Súbitamente, la cabeza de la hermana de Conrada asomó por la ventana abierta sobre su celda. Alicia, que no se esperaba esta aparición, no pudo evitar un sobresalto y dio un grito. Al instante, en el dormitorio común se oyó un alarido —provocado, según supo después, por su propio grito—; al alarido siguió un llanto quejumbroso; al llanto, un clamor horrísono y espantable, como el aullido de un lobo. Y a poco se organizó una algarabía de lamentos, ayes y voces, en el que participaron casi todas, por no decir todas, sus vecinas de pabellón, y que llenó de pavor a la nueva reclusa. Sobre aquel estruendo, destacó como un trueno la voz de Roberta, dominando a todas:
—¡A la que grite la saco a dormir al fresco, entre culebras! Cesaron los gritos, pero prosiguieron los lloros.

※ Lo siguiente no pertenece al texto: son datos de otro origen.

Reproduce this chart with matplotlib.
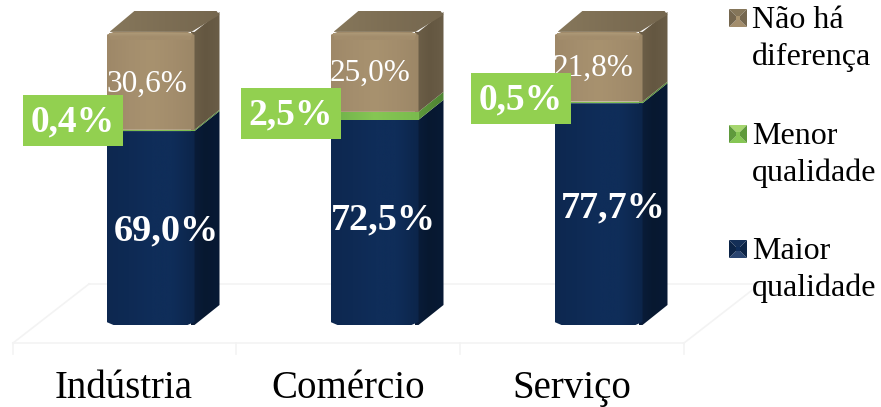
import numpy as np
import matplotlib
matplotlib.use("Agg")
import matplotlib.pyplot as plt
from matplotlib.colors import LinearSegmentedColormap
from matplotlib.patches import Polygon

W, H = 881, 407

categories = ["Indústria", "Comércio", "Serviço"]
maior = [69.0, 72.5, 77.7]
menor = [0.4, 2.5, 0.5]
nao_ha = [30.6, 25.0, 21.8]

legend_labels = ["Não há\ndiferença", "Menor\nqualidade", "Maior\nqualidade"]

FONT = "Liberation Serif"

# px per unit of the two axes, the value axis is cut at its lower end like the original
X_UNIT = 224.0
Y_UNIT = 3.2
Y_BASE = 8.4
BAR_W = 88 / X_UNIT
DEPTH_X = 25 / X_UNIT
DEPTH_Y = 20 / Y_UNIT

plt.rcParams["font.family"] = [FONT, "DejaVu Serif"]

fig = plt.figure(figsize=(W / 100, H / 100), dpi=100)

# overlay in pixels for floor, legend and the callouts
ax_px = fig.add_axes([0, 0, 1, 1], zorder=1)
ax_px.set_xlim(0, W)
ax_px.set_ylim(H, 0)
ax_px.axis("off")

ax = fig.add_axes([0, 0, 1, 1], zorder=2)
ax.patch.set_alpha(0)
ax.axis("off")


def cmap(*cols):
    return LinearSegmentedColormap.from_list("c", list(cols))


def gradient_poly(axis, pts, cols, vertical=False, z=3):
    pts = np.array(pts)
    poly = Polygon(pts, closed=True, fc="none", ec="none", zorder=z)
    axis.add_patch(poly)
    grad = np.linspace(0, 1, 128)
    grad = grad[:, None] if vertical else grad[None, :]
    im = axis.imshow(grad, cmap=cmap(*cols), aspect="auto", zorder=z,
                     extent=(pts[:, 0].min(), pts[:, 0].max(), pts[:, 1].min(), pts[:, 1].max()),
                     origin="lower")
    im.set_clip_path(poly)


def draw_segment(xc, y0, y1, front, side, cut_bottom=False, cut_top=False):
    left, right = xc - BAR_W / 2, xc + BAR_W / 2
    cx, cy = 7 / X_UNIT, 3 / Y_UNIT
    # side first and reaching under the front, so no seam shows
    under = 4 / X_UNIT
    gradient_poly(ax, [(right - under, y0), (right, y0), (right + DEPTH_X, y0 + DEPTH_Y),
                       (right + DEPTH_X, y1 + DEPTH_Y), (right, y1), (right - under, y1)], side)
    bl = [(left, y0 + cy), (left + cx, y0), (right - cx, y0), (right, y0 + cy)] if cut_bottom else [(left, y0), (right, y0)]
    tr = [(right, y1 - cy), (right - cx, y1), (left + cx, y1), (left, y1 - cy)] if cut_top else [(right, y1), (left, y1)]
    gradient_poly(ax, bl + tr, front)


x = np.arange(len(categories))
base = np.array([Y_BASE] * len(categories))
navy_top = np.array(maior)
green_top = navy_top + np.array(menor)
tan_top = green_top + np.array(nao_ha)

navy_front = ("#0D2850", "#0E2A54", "#0F2D59", "#0F2D59", "#0C254A")
navy_side = ("#0A1D3B", "#071830", "#081A35")
green_front = ("#6FB04A", "#86C654", "#7ABB4E")
green_side = ("#5F9A3C", "#4E8432")
tan_front = ("#9E8868", "#A48E6D", "#A8926F", "#A38D6C", "#9C8767")
tan_side = ("#6E6049", "#645741", "#6A5D47")

for i, xc in enumerate(x):
    draw_segment(xc, base[i], navy_top[i], navy_front, navy_side, cut_bottom=True)
    draw_segment(xc, navy_top[i], green_top[i], green_front, green_side)
    draw_segment(xc, green_top[i], tan_top[i], tan_front, tan_side, cut_top=True)

    # top face and its lighter rim
    left, right = xc - BAR_W / 2, xc + BAR_W / 2
    top = tan_top[i]
    gradient_poly(ax, [(left + 3 / X_UNIT, top), (left + DEPTH_X + 3 / X_UNIT, top + DEPTH_Y + 1 / Y_UNIT),
                       (right + DEPTH_X - 3 / X_UNIT, top + DEPTH_Y + 1 / Y_UNIT),
                       (right + DEPTH_X, top + DEPTH_Y - 3 / Y_UNIT), (right - 3 / X_UNIT, top)],
                  ("#86775B", "#7D6E54", "#75674F"), z=4)
    gradient_poly(ax, [(left + 4 / X_UNIT, top - 8 / Y_UNIT), (right - 4 / X_UNIT, top - 8 / Y_UNIT),
                       (right - 2 / X_UNIT, top - 1 / Y_UNIT), (left + 2 / X_UNIT, top - 1 / Y_UNIT)],
                  ("#A38D6C", "#A38D6C", "#AD9977"), vertical=True, z=4)

ax.set_xlim(-150.5 / X_UNIT, (W - 150.5) / X_UNIT)
ax.set_ylim(Y_BASE - (H - 325) / Y_UNIT, Y_BASE + 325 / Y_UNIT)

# floor
floor = "#F3F3F3"
ax_px.plot([13, 684], [343, 343], color=floor, lw=1.2)
ax_px.plot([89, 755], [284, 284], color=floor, lw=1.2)
ax_px.plot([13, 89], [343, 284], color=floor, lw=1.2)
ax_px.plot([684, 760], [343, 284], color=floor, lw=1.2)
for tx in [13, 236, 460, 684]:
    ax_px.plot([tx, tx], [343, 354], color=floor, lw=1.2)

# category names, baseline just above the lower edge so the cedilla stays in
for name, px in zip(categories, [124, 348, 572]):
    ax_px.text(px, 398, name, fontsize=28, color="black", ha="center", va="baseline")

# data labels
for label, px, py in zip(maior, [166, 383, 613], [231, 220, 208]):
    ax.text(px, py, f"{label:.1f}%".replace(".", ","), fontsize=27.5, fontweight="bold", color="white",
            ha="center", va="center", transform=ax_px.transData, zorder=6)
for label, px, py in zip(nao_ha, [147, 370, 593], [84, 73, 68]):
    ax.text(px, py, f"{label:.1f}%".replace(".", ","), fontsize=22.5, color="white",
            ha="center", va="center", transform=ax_px.transData, zorder=6)
for label, px, py in zip(menor, [23, 241, 471], [95, 88, 73]):
    ax.add_patch(plt.Rectangle((px, py), 100, 51, fc="#92D050", ec="none", zorder=7, transform=ax_px.transData))
    ax.text(px + 50, py + 27, f"{label:.1f}%".replace(".", ","), fontsize=27, fontweight="bold", color="white",
            ha="center", va="center", transform=ax_px.transData, zorder=8)

# legend, bevelled squares
legend_cols = [("#A8936F", "#85765A", "#75674F", "#A38D6C"),
               ("#86C654", "#A6D66F", "#5F9A3C", "#86C654"),
               ("#0F2D59", "#142F57", "#0C2446", "#2A4570")]
for (mid, top_c, dark, bot), ly, lab, ty in zip(legend_cols, [9, 125, 240], legend_labels, [39, 155, 270]):
    x0, x1, y0, y1 = 729, 747, ly, ly + 18
    ins = 7
    ax_px.add_patch(Polygon([(x0, y0), (x1, y0), (x1 - ins, y0 + ins), (x0 + ins, y0 + ins)], fc=top_c, ec="none"))
    ax_px.add_patch(Polygon([(x0, y1), (x1, y1), (x1 - ins, y1 - ins), (x0 + ins, y1 - ins)], fc=bot, ec="none"))
    ax_px.add_patch(Polygon([(x0, y0), (x0 + ins, y0 + ins), (x0 + ins, y1 - ins), (x0, y1)], fc=dark, ec="none"))
    ax_px.add_patch(Polygon([(x1, y0), (x1 - ins, y0 + ins), (x1 - ins, y1 - ins), (x1, y1)], fc=dark, ec="none"))
    ax_px.add_patch(plt.Rectangle((x0 + ins, y0 + ins), x1 - x0 - 2 * ins, y1 - y0 - 2 * ins, fc=mid, ec="none"))
    ax_px.text(752, ty, lab, fontsize=23, color="black", ha="left", va="center", linespacing=1.33)

fig.savefig("out.png", dpi=100)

—¡Y a la que llore, también; que sé muy bien quién es!
Se aplacó el llanto, pero siguieron los gimoteos. Se oyeron los pasos secos y rápidos de la guardiana de noche y, al punto, dos sonoras bofetadas. Se hizo el silencio. A poco, la puerta de la celda de Alicia se abrió y entró Roberta con la palma de la mano extendida y amenazadora. «La nueva» —como la llamarían durante muchos días— se irguió en la cama y la contempló con tal autoridad que la mano de la guardiana de noche se distendió: «¡Atrévase!», parecía expresar Alicia, sin pronunciar palabra.
—¡Estúpida! —Se limitó Roberta a decir.
Alicia se deslizó entre las sábanas y cerró los ojos. El corazón le batía en el pecho. Pensó que aquella noche le sería imposible conciliar el sueño. ¿Cuántas locas habría allí, en el dormitorio común? ¿Cómo serían? ¿Qué edades tendrían? ¿Cuáles las malformaciones de sus mentes? Pero también había oído gritos del lado de acá; en las celdas individuales que eran —según supo después— unas de pago, y otras para enfermas características: las llamadas «sucias», que se excrementaban al dormir; las que no podían valerse por sí mismas, las sonámbulas, las epilépticas y las que añadían a su cuadro clínico la condición de lesbianas.
Entre aquel mundo, sumado al de los hombres, que pernoctaban en otros pabellones, habría de descubrir un asesino, autor material de un crimen, o bien a su inductor; o, por ventura, a ambos.
Alicia deseaba dormir para estar lúcida y despejada a la mañana siguiente. Mas entre el querer y el poder media un abismo. Estaba físicamente cansada, pero su mente no cesaba un punto de maquinar y ese galán esquivo que era el descanso parecía haber renunciado definitivamente a visitarla. Cuando al fin consiguió adormecerse tuvo un sueño tan profundo cuanto parlanchín y desasosegado. Soñó que un león la trasladaba entre sus poderosas mandíbulas hacia un lugar incógnito, sin herirla ni siquiera dañarla. El león penetró en una cueva tenebrosa cuya luz se iba apagando a medida que profundizaba en ella. Cuando la oscuridad fue total, dejó de tener conciencia de sí misma.